Scripts

A script is a description of how to process data. Scripts can depend on other scripts which create pipelines of processes.

Adding a Script to a Project

To add a script to a project, you need to create a new script with a unique label within the project, set the program command to execute the script and path to the script. The path can be an absolute or relative path. A relative path is with respect to the script directory. In the case of a relative path, the script needs to be copied to the projects scripts directory.

An example of adding a script to a project,

script = project.new_script('import scan')
script.set_program('python')
script.set_script('import_scan.py')

Script Dependencies

A dependency on another script can be added using the add_dependency function with the label of the parent script. For example, this segment script depends on the  pretend import script,

script = project.new_script('segment')
script.set_program('python')
script.set_script('segment.py')
script.add_dependency('pretend_import')

In this case, on completion of any process that is spawned from the import scan script, the segment script will spawn a process with a relationship to the parent process. This allow pipelining of processes and the automatic recording and tracing of data processing.

Updating Scripts from Sources

Instead of manually copying a script to the projects script directory, the source of the script can be defined using the add_source function and the update_from_source function can be called to copy the script into the projects scripts directory. For example,

script.add_source('/home/user/my_scripts/import_scan.py')
script.update_from_source()

A script can have multiple source files, for example, supporting modules. Currently, this feature only supports copy updates but is intended to include http and versioned repository type sources. In all cases, a version can be associated with the script and processes spawned from the script such that the processes that create data can be traceable. This means the exact processes that created some data can be traced back to its origin.

Running a Script

This script can be run manually or automatically by a cron job or the WM project due to a dependency. Here is an example of how to manually run this script:

project = workflow_manager.Project(project_name)
project.run_script('import_zipped_scan', {'filepath':zippath})

First, load the project then run the run_script function which takes the script label (‘import_zipped_scan’) and script arguments as inputs. This will create a process that executes the script in the project environment.

Example Script

Here is an example of the Import scan script:

import sys
import workflow_manager

def run(project_name, process_id):

   # Open project
   project = workflow_manager.Project(project_name)

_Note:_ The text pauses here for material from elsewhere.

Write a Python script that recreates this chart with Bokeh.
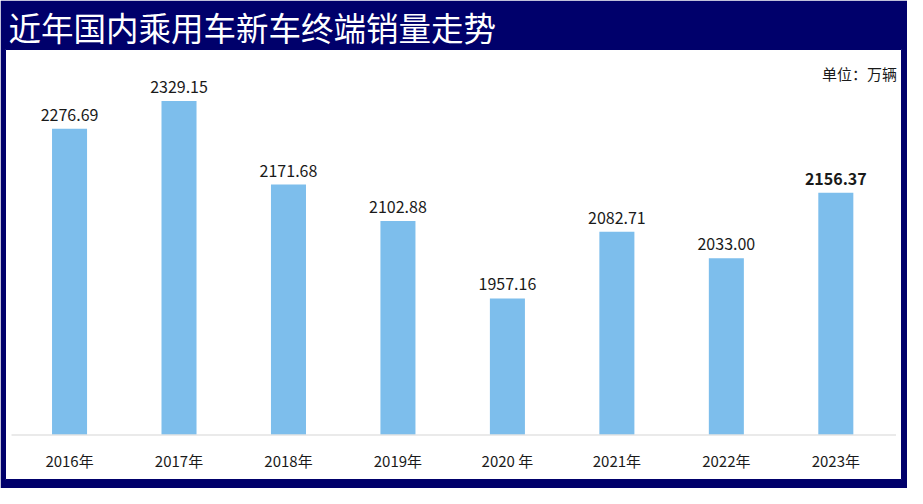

   # Get process and arguments
   process = project.get_process(process_id)
   filepath = process.arguments.get('filepath')

   # Create or load workspace
   workspace = process.get_workspace('scan')

   # Extract zip file into workspace
   status, message = workspace.extract_zipfile(filepath)
   process.completed(status, message) ### REQUIRED ###

if __name__ == "__main__":
       project_name = sys.argv[-2]
       process_id = sys.argv[-1]
       run(project_name, process_id)

When this script is run, it requires the project name and the process id that is running this script. Given these arguments:

  1. the project is opened

  2. the process running the script is loaded

  3. the path to the zip file, the filepath argument is retrieved from the process

  4. a workspace called scan (required) is created or retrieved if it exists

  5. the zip file is extracted into the workspace

  6. and the status of the process is returned to the process - this will spawn any dependent scripts.

Notice the example script has a run function that is called from a if __name__ == “__main__”: expression. This allows a script to be called from the command line and, in the future, by importing the script as a module. So it is good practice to write your scripts to include a run function, i.e., in the form above.